[TASK] Using the data beneath, show every line that includes the word "Rebuild".

Entries with chart source code:
--- start ---

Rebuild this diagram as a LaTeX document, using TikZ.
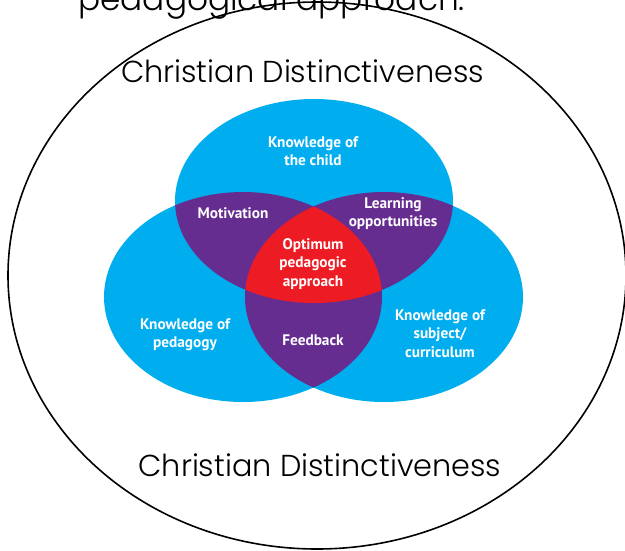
\documentclass[tikz,border=0pt]{standalone}
\usepackage{fontspec}
\newfontfamily\gothic{Poppins Light}
\newfontfamily\venn{PT Sans}
\definecolor{vblue}{HTML}{00AEEF}
\definecolor{vpurple}{HTML}{662D91}
\definecolor{vred}{HTML}{ED1C24}
\begin{document}
\begin{tikzpicture}[x=1pt,y=-1pt,
  lab/.style={text=white,font=\venn\bfseries\fontsize{15.3}{18.3}\selectfont,align=center,inner sep=0pt},
  cd/.style={font=\gothic\fontsize{30.3}{35}\selectfont,inner sep=0pt}]
\useasboundingbox (0,0) rectangle (625,550);
\def\topE{(314,201) ellipse [x radius=139, y radius=102]}
\def\leftE{(243,297) ellipse [x radius=139, y radius=105]}
\def\rightE{(384,297) ellipse [x radius=139, y radius=105]}
% outer ellipse
\draw[line width=1.6pt] (317,275.5) ellipse [x radius=309, y radius=273.5];
\draw[white,line width=3pt] (77.5,98.5) -- (83.5,91.5);
% venn
\fill[vblue] \topE;
\fill[vblue] \leftE;
\fill[vblue] \rightE;
\begin{scope}
  \clip \topE;
  \fill[vpurple] \leftE;
  \fill[vpurple] \rightE;
\end{scope}
\begin{scope}
  \clip \leftE;
  \fill[vpurple] \rightE;
\end{scope}
\begin{scope}
  \clip \topE;
  \clip \leftE;
  \fill[vred] \rightE;
\end{scope}
% labels
\node[lab] (child) at (313,151) {Knowledge of\\the child};
\node[lab] (motiv) at (233,213) {Motivation};
\node[lab] (learn) at (393,213.5) {Learning\\opportunities};
\node[lab] (optim) at (313,264) {Optimum\\pedagogic\\approach};
\node[lab] (pedag) at (185,334.5) {Knowledge of\\pedagogy};
\node[lab] (feed) at (313,340) {Feedback};
\node[lab] (subj) at (440,333.5) {Knowledge of\\subject/\\curriculum};
% texts
\node[cd,anchor=base west,font=\gothic\fontsize{32.8}{38}\selectfont] (cut) at (78,10) {pedagogical approach.};
\node[cd,anchor=base] (cdtop) at (302.5,82) {Christian Distinctiveness};
\node[cd,anchor=base] (cdbot) at (320,476) {Christian Distinctiveness};
\end{tikzpicture}
\end{document}
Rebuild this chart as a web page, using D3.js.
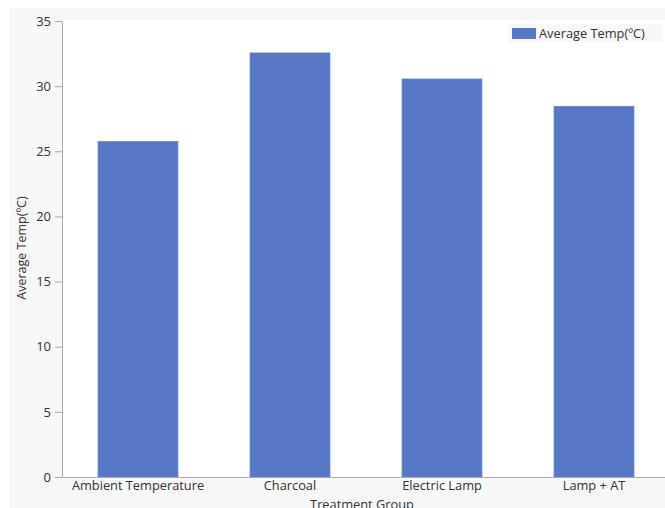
<!DOCTYPE html>
<html>
<head>
<meta charset="utf-8">
<script src="https://cdn.jsdelivr.net/npm/d3@7"></script>
<style>
  body { margin: 0; background: #fff; }
  text { font-family: "Open Sans", "Noto Sans", sans-serif; fill: #333; }
</style>
</head>
<body>
<div id="viz"></div>
<script>
// chart data
const groups = ["Ambient Temperature", "Charcoal", "Electric Lamp", "Lamp + AT"];
const avgTemp = [25.75, 32.55, 30.55, 28.45];
const yTicks = [0, 5, 10, 15, 20, 25, 30, 35];

const width = 665, height = 508;
const plotLeft = 62, plotTop = 21, plotBottom = 477, plotRight = 670;

const svg = d3.select("#viz").append("svg")
  .attr("width", width)
  .attr("height", height);

// outer grey panel, white plot area
svg.append("rect").attr("x", 10).attr("y", 8).attr("width", width - 10).attr("height", height - 8).attr("fill", "#f7f7f7");
svg.append("rect").attr("x", plotLeft).attr("y", plotTop - 1).attr("width", plotRight - plotLeft).attr("height", plotBottom - plotTop + 1).attr("fill", "#fff");

const x = d3.scaleBand().domain(groups).range([plotLeft, plotRight]).paddingInner(0.474).paddingOuter(0.237);
const y = d3.scaleLinear().domain([0, 35]).range([plotBottom, plotTop]);

svg.append("g")
  .selectAll("rect")
  .data(groups)
  .enter().append("rect")
  .attr("x", d => x(d))
  .attr("y", (d, i) => y(avgTemp[i]))
  .attr("width", x.bandwidth())
  .attr("height", (d, i) => plotBottom - y(avgTemp[i]))
  .attr("fill", "#5677c4")
  .attr("stroke", "#6a89d0")
  .attr("stroke-width", 0.8);

const yAxis = svg.append("g")
  .attr("transform", `translate(${plotLeft},0)`)
  .call(d3.axisLeft(y).tickValues(yTicks).tickSize(7).tickPadding(4).tickSizeOuter(0));
yAxis.selectAll("text").style("font-size", "13px");

const xAxis = svg.append("g")
  .attr("transform", `translate(0,${plotBottom})`)
  .call(d3.axisBottom(x).tickSize(0).tickPadding(4).tickSizeOuter(0));
xAxis.selectAll("text").style("font-size", "12.8px");

svg.selectAll(".domain, .tick line").attr("stroke", "#aaa");

svg.append("text")
  .attr("transform", "translate(26,248) rotate(-90)")
  .attr("text-anchor", "middle")
  .style("font-size", "12.5px")
  .text("Average Temp(ºC)");

svg.append("text")
  .attr("x", 362).attr("y", 509)
  .attr("text-anchor", "middle")
  .style("font-size", "12.8px")
  .text("Treatment Group");

// legend
const legend = svg.append("g");
legend.append("rect").attr("x", 508).attr("y", 24).attr("width", 155).attr("height", 18).attr("fill", "#f8f8f8");
legend.append("rect").attr("x", 512).attr("y", 28).attr("width", 24).attr("height", 11).attr("fill", "#5677c4");
legend.append("text").attr("x", 539).attr("y", 38).style("font-size", "12.8px").text("Average Temp(ºC)");
</script>
</body>
</html>
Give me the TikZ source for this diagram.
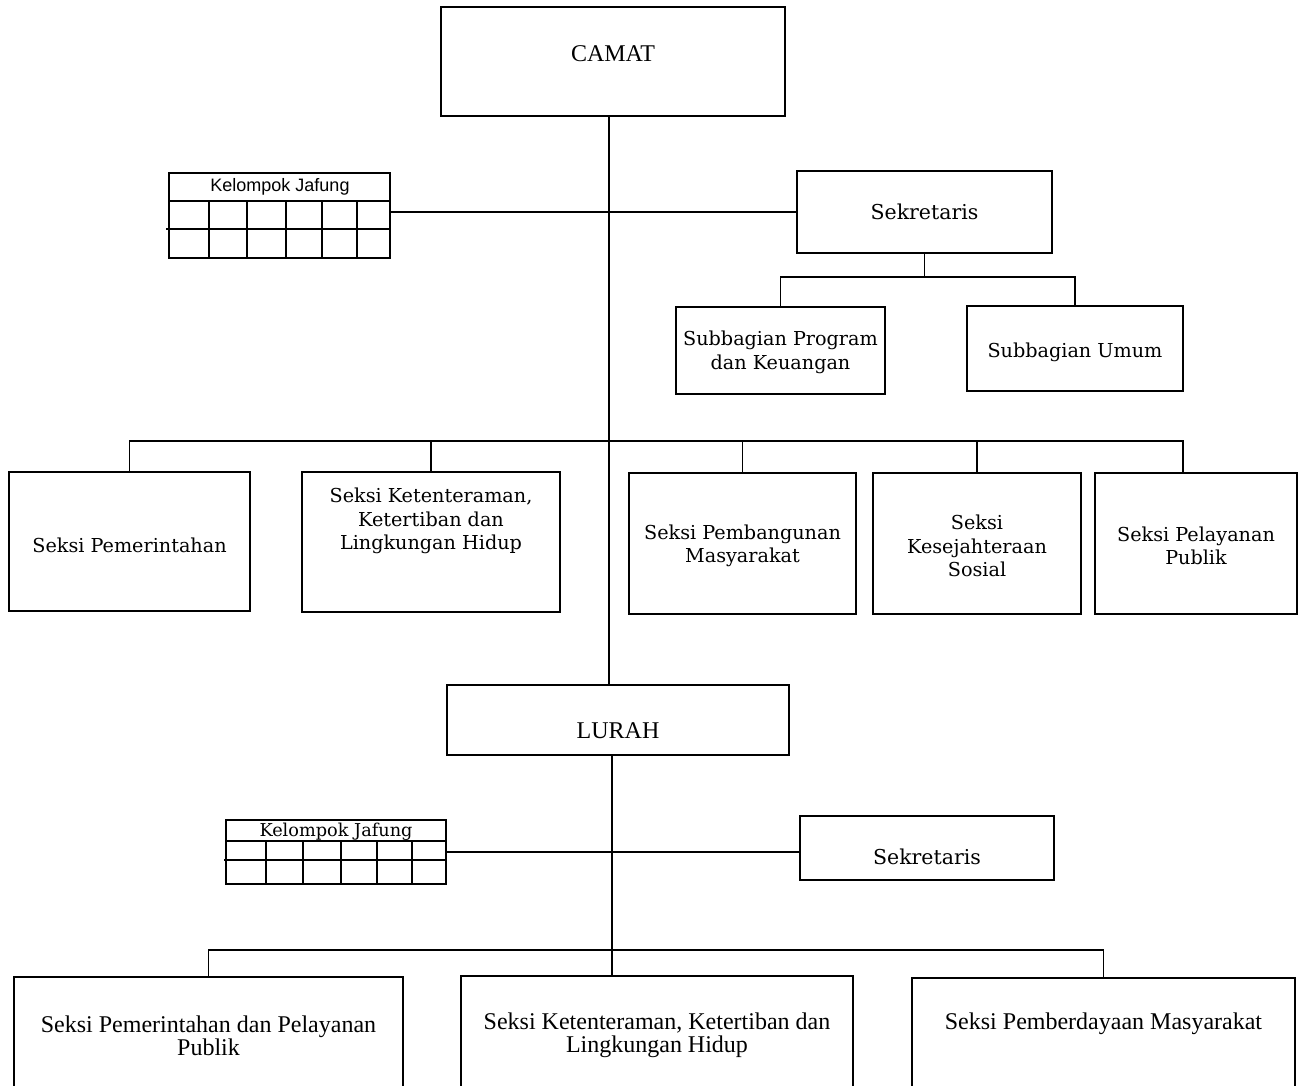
\documentclass[tikz,border=0pt]{standalone}
\usepackage{fontspec}
\setmainfont{DejaVu Serif}
\newfontfamily\jafungfont{Liberation Sans}
\newfontfamily\lowfont{Liberation Serif}
\usetikzlibrary{positioning,calc}
\tikzset{
  unit/.style={draw, line width=1.3pt, inner sep=0pt},
  unittext/.style={align=center, font=\fontsize{19.2}{23.5}\selectfont},
  headtext/.style={font=\lowfont\fontsize{24}{28}\selectfont},
  lowtext/.style={align=center, font=\lowfont\fontsize{24}{23.5}\selectfont},
  jafungtext/.style={font=\jafungfont\fontsize{18}{20}\selectfont},
  link/.style={line width=1.3pt},
}
% box with its text shifted inside
\newcommand{\orgunit}[7]{%
  \node[unit, minimum width=#4pt, minimum height=#5pt] (#1) at (#2,#3) {};
  \node[unittext] (#1-text) at ([yshift=#7]#1.center) {#6};
}
\begin{document}
\begin{tikzpicture}[x=1pt,y=-1pt]
  \useasboundingbox (0,0) rectangle (1298,1086);

  % kecamatan
  \node[unit, minimum width=344pt, minimum height=109pt] (camat) at (613,61.5) {};
  \node[headtext] (camat-text) at ([yshift=7.5pt]camat.center) {CAMAT};
  \orgunit{sek1}{924.5}{212}{255}{82}{\fontsize{20.5}{24}\selectfont Sekretaris}{0pt}
  \orgunit{sub1}{780.5}{350.5}{209}{87}{Subbagian Program\\dan Keuangan}{-2pt}
  \orgunit{sub2}{1075}{348.5}{216}{85}{Subbagian Umum}{-3.5pt}

  \orgunit{sp1}{129.5}{541.5}{241}{139}{Seksi Pemerintahan}{-3.5pt}
  \orgunit{sp2}{431}{542}{258}{140}{Seksi Ketenteraman,\\Ketertiban dan\\Lingkungan Hidup}{21pt}
  \orgunit{sp3}{742.5}{543.5}{227}{141}{Seksi Pembangunan\\Masyarakat}{-2.5pt}
  \orgunit{sp4}{977}{543.5}{208}{141}{Seksi\\Kesejahteraan\\Sosial}{-2.5pt}
  \orgunit{sp5}{1196}{543.5}{202}{141}{Seksi Pelayanan\\Publik}{-2.5pt}

  % kelompok jafung kecamatan
  \node[unit, minimum width=221pt, minimum height=85pt] (jafung1) at (279.5,215.5) {};
  \node[jafungtext] (jafung1-text) at (280,187) {Kelompok Jafung};
  \draw[link] (169,201) -- (390,201);
  \draw[link] (166,229) -- (390,229);
  \foreach \x in {209,247,286,322,357}
    \draw[link] (\x,201) -- (\x,258);

  % kelurahan
  \node[unit, minimum width=342pt, minimum height=70pt] (lurah) at (618,720) {};
  \node[headtext] (lurah-text) at ([yshift=-11pt]lurah.center) {LURAH};
  \orgunit{sek2}{927}{848}{254}{64}{\fontsize{20.5}{24}\selectfont Sekretaris}{-9pt}

  \node[unit, minimum width=389pt, minimum height=118pt] (sb1) at (208.5,1036) {};
  \node[lowtext] (sb1-text) at (sb1.center) {Seksi Pemerintahan dan Pelayanan\\Publik};
  \node[unit, minimum width=392pt, minimum height=119pt] (sb2) at (657,1035.5) {};
  \node[lowtext] (sb2-text) at (sb2.center) {Seksi Ketenteraman, Ketertiban dan\\Lingkungan Hidup};
  \node[unit, minimum width=383pt, minimum height=117pt] (sb3) at (1103.5,1036.5) {};
  \node[lowtext] (sb3-text) at ([yshift=12.5pt]sb3.center) {Seksi Pemberdayaan Masyarakat};

  % kelompok jafung kelurahan
  \node[unit, minimum width=220pt, minimum height=64pt] (jafung2) at (336,852) {};
  \node[unittext, font=\fontsize{17.7}{20}\selectfont] (jafung2-text) at (336,832) {Kelompok Jafung};
  \draw[link] (226,841) -- (446,841);
  \draw[link] (224,860) -- (446,860);
  \foreach \x in {266,303,341,377,412}
    \draw[link] (\x,841) -- (\x,884);

  % garis komando
  \coordinate (trunk1) at (609,441);
  \coordinate (sekbus) at (921,277);
  \coordinate (trunk2) at (612,950);

  \draw[link] (camat.south -| trunk1) -- (lurah.north -| trunk1);
  \draw[link] (jafung1.east |- sek1.west) -- (sek1.west);
  \draw[link] (sek1.south) -- (sek1.south |- sekbus);
  \draw[link] (sub1.north) |- (sekbus) -| (sub2.north);

  \draw[link] (sp1.north) |- (trunk1) -| ([xshift=-13pt]sp5.north);
  \foreach \s in {sp2,sp3,sp4}
    \draw[link] (\s.north) -- (\s.north |- trunk1);

  \draw[link] (lurah.south -| trunk2) -- (sb2.north -| trunk2);
  \draw[link] (sb1.north) |- (trunk2) -| (sb3.north);
  \draw[link] (jafung2.east) -- (jafung2.east -| sek2.west);

\end{tikzpicture}
\end{document}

--- end ---

[THE REPLY]
Rebuild this diagram as a LaTeX document, using TikZ.
Rebuild this chart as a web page, using D3.js.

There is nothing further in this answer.